**The task**
Check each line of the listing below for the string "Output", and copy the ones that have it.

**Entries**

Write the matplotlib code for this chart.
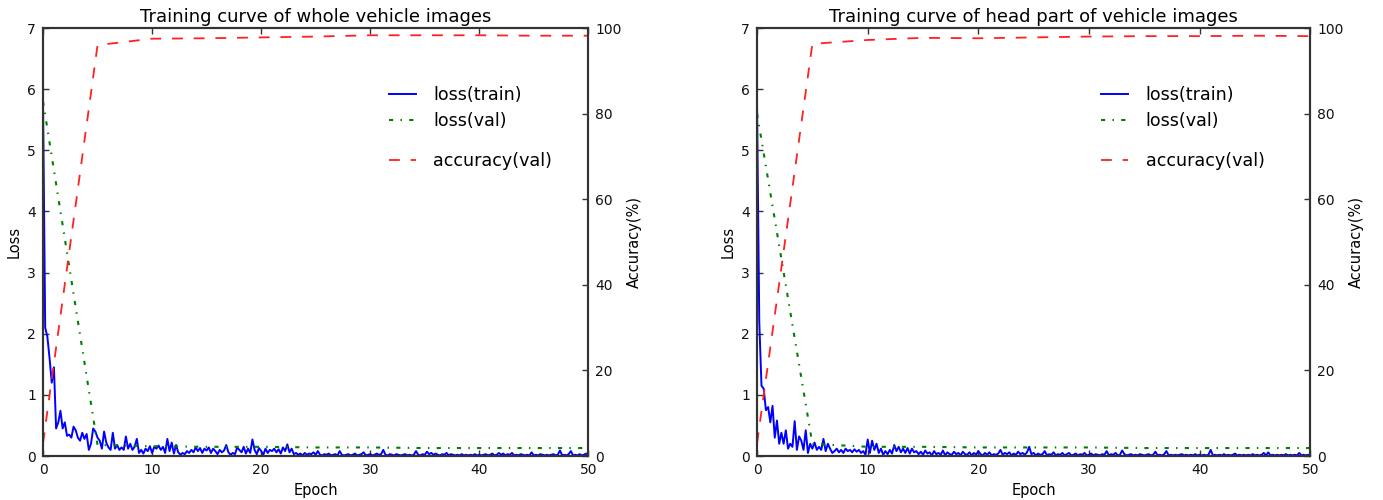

==

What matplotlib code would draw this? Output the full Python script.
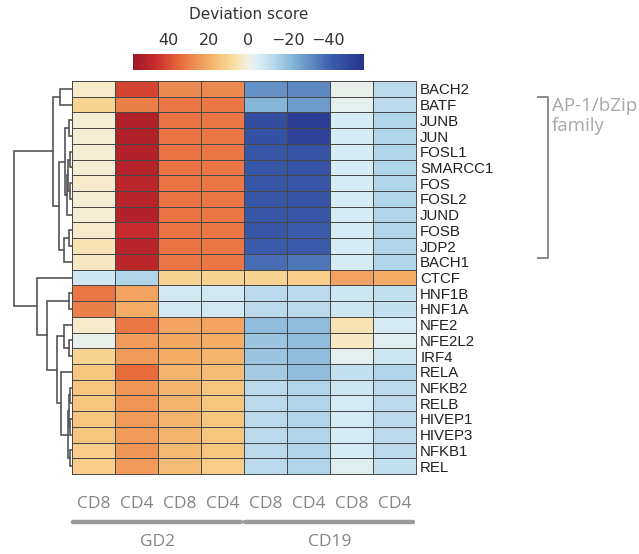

...

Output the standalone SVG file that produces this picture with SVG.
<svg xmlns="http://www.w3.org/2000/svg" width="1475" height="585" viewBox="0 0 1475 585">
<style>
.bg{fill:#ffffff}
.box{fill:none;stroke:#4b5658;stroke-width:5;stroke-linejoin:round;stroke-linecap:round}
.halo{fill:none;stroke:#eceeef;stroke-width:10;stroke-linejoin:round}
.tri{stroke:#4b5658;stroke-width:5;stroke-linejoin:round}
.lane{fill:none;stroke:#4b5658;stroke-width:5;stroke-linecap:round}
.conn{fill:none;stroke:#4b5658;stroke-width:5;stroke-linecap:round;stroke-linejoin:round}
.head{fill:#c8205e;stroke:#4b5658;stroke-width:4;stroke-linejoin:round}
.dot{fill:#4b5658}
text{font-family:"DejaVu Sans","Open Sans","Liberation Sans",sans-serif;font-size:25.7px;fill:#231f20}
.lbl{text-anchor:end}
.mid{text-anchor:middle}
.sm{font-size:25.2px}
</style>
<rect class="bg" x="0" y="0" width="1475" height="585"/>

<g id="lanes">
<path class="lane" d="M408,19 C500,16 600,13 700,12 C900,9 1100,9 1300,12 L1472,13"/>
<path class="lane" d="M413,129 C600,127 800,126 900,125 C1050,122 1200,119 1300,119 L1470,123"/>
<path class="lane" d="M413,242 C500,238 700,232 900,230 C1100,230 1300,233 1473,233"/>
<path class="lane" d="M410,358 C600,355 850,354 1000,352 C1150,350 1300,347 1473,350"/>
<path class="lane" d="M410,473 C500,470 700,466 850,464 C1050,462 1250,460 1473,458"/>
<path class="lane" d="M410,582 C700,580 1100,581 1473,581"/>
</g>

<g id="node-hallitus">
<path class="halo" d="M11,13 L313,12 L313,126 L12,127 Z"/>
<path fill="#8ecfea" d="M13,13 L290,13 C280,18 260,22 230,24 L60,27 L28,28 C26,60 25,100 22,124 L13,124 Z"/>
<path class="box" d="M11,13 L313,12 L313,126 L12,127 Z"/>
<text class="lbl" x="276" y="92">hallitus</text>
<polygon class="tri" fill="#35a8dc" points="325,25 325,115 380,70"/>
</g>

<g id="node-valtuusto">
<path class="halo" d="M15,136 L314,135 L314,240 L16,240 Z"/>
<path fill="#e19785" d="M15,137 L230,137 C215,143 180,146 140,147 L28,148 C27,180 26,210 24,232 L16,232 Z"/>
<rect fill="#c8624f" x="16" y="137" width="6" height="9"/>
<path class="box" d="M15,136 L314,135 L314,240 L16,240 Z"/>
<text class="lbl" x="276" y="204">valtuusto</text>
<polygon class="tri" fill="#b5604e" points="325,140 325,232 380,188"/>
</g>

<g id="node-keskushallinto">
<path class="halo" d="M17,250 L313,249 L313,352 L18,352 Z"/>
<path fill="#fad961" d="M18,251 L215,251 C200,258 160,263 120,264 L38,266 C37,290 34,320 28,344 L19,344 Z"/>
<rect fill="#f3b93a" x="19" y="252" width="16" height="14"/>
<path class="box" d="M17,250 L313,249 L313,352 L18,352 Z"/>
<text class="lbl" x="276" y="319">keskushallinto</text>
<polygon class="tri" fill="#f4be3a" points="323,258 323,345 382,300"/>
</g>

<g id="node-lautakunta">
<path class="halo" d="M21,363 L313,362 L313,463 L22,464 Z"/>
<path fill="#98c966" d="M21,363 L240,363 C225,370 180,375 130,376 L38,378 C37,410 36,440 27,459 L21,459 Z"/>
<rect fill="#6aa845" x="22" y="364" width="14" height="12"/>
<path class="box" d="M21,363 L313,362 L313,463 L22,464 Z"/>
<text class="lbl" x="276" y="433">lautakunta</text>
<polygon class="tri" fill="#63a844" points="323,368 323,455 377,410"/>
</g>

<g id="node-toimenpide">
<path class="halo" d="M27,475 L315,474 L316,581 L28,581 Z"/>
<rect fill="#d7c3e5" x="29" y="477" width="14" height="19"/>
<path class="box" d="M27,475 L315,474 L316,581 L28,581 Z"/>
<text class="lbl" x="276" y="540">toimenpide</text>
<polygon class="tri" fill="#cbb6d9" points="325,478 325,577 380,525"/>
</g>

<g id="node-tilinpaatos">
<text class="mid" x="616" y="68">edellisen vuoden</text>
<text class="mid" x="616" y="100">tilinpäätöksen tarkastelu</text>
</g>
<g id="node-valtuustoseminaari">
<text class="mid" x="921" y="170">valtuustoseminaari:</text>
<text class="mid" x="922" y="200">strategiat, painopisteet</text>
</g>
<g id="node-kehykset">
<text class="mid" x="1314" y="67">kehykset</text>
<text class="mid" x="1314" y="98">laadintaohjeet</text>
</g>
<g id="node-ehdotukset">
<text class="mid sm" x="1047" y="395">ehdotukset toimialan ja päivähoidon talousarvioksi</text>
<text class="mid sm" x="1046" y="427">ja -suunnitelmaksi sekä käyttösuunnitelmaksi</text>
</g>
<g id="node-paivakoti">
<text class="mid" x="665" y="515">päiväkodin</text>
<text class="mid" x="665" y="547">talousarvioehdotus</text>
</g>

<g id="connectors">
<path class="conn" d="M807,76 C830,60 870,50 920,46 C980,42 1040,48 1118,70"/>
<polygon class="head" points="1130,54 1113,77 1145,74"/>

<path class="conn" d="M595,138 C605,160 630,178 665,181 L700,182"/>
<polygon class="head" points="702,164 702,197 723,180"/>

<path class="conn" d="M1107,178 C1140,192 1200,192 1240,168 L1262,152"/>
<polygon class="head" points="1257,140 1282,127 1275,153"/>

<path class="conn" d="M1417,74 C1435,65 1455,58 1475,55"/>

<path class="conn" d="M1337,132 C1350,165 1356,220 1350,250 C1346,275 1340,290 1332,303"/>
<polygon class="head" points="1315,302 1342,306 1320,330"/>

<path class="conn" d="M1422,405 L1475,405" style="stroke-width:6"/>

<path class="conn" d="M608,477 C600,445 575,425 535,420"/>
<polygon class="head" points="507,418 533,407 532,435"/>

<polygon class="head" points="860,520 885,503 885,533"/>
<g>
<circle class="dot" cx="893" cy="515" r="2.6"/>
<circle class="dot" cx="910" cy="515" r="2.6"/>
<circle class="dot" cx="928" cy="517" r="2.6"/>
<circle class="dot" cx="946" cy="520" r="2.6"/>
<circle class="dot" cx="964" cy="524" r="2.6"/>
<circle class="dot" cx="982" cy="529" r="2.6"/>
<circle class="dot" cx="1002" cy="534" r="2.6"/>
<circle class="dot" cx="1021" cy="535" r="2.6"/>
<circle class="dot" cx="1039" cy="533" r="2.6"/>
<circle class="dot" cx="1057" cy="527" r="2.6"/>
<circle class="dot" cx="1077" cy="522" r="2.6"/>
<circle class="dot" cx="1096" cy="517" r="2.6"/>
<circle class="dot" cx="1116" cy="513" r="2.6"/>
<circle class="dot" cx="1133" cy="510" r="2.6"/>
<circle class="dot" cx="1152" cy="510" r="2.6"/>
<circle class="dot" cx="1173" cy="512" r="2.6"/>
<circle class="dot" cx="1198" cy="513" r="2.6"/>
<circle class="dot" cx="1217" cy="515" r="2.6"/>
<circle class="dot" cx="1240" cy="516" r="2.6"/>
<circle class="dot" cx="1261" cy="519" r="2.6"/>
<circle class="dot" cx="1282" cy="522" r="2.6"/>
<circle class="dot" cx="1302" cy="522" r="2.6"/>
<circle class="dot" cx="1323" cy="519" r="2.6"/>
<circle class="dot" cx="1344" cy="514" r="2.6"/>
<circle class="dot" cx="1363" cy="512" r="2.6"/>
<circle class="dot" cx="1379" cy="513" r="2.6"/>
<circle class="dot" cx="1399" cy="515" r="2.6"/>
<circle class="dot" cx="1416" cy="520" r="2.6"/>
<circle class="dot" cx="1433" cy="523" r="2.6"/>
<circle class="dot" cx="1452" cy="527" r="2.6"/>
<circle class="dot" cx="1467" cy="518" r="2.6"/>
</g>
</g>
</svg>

**Solved exercise**
What matplotlib code would draw this? Output the full Python script.
Output the standalone SVG file that produces this picture with SVG.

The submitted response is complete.